By Deirdre Fulton / Common Dreams

Bernie Sanders, speaking Saturday in Reno, Nev. (Evan Vucci / AP)

Deep divisions and disarray within the Democratic Party, fully surfaced in the wake of the Nevada convention brouhaha, suggest that July’s national convention in Philadelphia could serve as ground zero for a battle over the party’s very soul.

Beyond their calls for Bernie Sanders to exit the race before every state has had a chance to vote, establishment Dems this week expressed “fear,” as CNN put it, “that if Sanders does not rein in his supporters, the same ugly scene that occurred in Las Vegas last weekend could replicate itself in the Democratic National Convention in Philadelphia.”

But by doing so, these critics delegitimize Sanders’ campaign and supporters, as well as his potential role at the convention, and within the party itself. And they risk painting Hillary Clinton as a “sore winner.”

As Robert Borosage wrote in an op-ed on Wednesday:

California Sen. Barbara Boxer says that Sanders faces a “test of leadership” in cooling out his supporters and bringing them into the party. But the real test of leadership – as it has been throughout this campaign – isn’t about Sanders; it is about Clinton. Will the Clinton campaign be confident enough to be a gracious winner? Will it be smart enough to understand the importance not only of “accommodating” Sanders, but also of learning from him, embracing a bolder vision and speaking clearly to a far deeper pain? Will Clinton herself be capacious enough not simply to embrace the Sanders voters, but to reach out and earn their votes and excite their energy?

“The Clinton team is intent on putting on a tightly scripted convention show that displays unity behind Clinton,” Borosage wrote in a separate piece also published Wednesday.

And she has the ability to do so: “Clinton, the presumed nominee, will clearly have control of the convention,” Borosage pointed out. “Her ally, Democratic National Committee Chairwoman Debbie Wasserman Schultz, has stacked the platform and rules committees with Clinton supporters, which has earned a justified public rebuke from Sanders.”

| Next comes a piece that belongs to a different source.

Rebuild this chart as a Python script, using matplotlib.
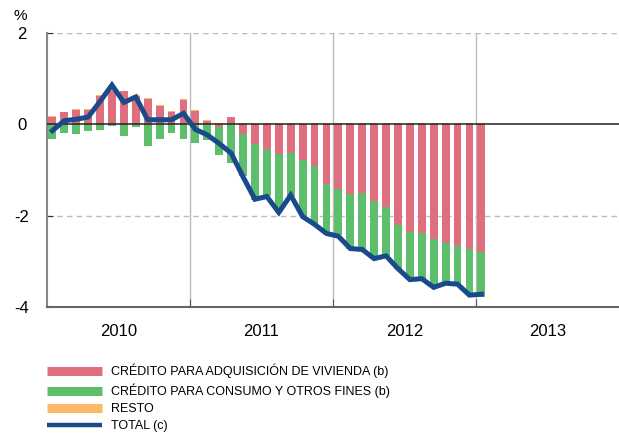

But Sanders, he said, has different goals: “Sanders’ overall aim is to have the Democratic Party platform reflect his agenda.”

Borosage wrote:

His campaign stands ready to negotiate with Clinton about convention rules and the party platform. He is planning to debate the issues in committee meetings and on the floor of the convention hall. With his wins, Sanders expects a prime-time slot to address the convention, which would give him a platform to speak to the entire country. He will also likely continue rallying his supporters against the bigger threat of Trump.

To prevent him from doing so, Borosage warned, “would be the height of folly.”

Because, as D.D. Guttenplan wrote Tuesday at The Nation, “unless Clinton is able to convince a large proportion of Sanders supporters to vote for her, she’s unlikely to win in November.”

For her part, Wasserman Schultz dismissed Sanders’ response to the chaos in Nevada as “anything but acceptable.”

“The Sanders campaign and Sen. Sanders himself should outright condemn that specific conduct but they also need to take steps to prevent it and make sure their supporters understand the best way to express any frustration over process is to be orderly, not respond with violence and intimidation,” she added. “That needs to be unequivocally condemned, and unfortunately it has not been unequivocally condemned.”

Sanders’ statement on Tuesday said that his campaign “of course believes in non-violent change and it goes without saying that I condemn any and all forms of violence, including the personal harassment of individuals.”

But “to merely condemn without context is to perpetuate a different type of violence,” wrote lecturer and commentator Peter Bloom on Wednesday. “It is to be willfully blind to the institutional ways Democratic elites are alienating outside voices demanding genuine as opposed to surface level change to the Party and nation.”

Indeed, Bloom argued:

There is a risk that in calling out the most extreme aspects of Sanders supporters, the extremism of Clinton’s brand of Centrism will be dangerously covered up. What does it say if the localized violence in a Nevada caucus room trumps the global violence of a candidate who has advocated disastrous military interventions from Iraq to Libya? Should there be more worry for a protest at a rally than for the millions of lives ruined by an economic crisis by a financial sector that Clinton did little to resist and that continues to support her?

“The reversion to violence and threat by progressives backing Sanders is inappropriate and counter-productive,” he said. “However, it is also stands in stark contrast to the less overtly violent but ultimately potentially more destructive rallies of Clinton. It is to vocally support a candidate who admirably promises to ‘break down’ the very social and economic barriers that she and her allies have helped to build and preserve.”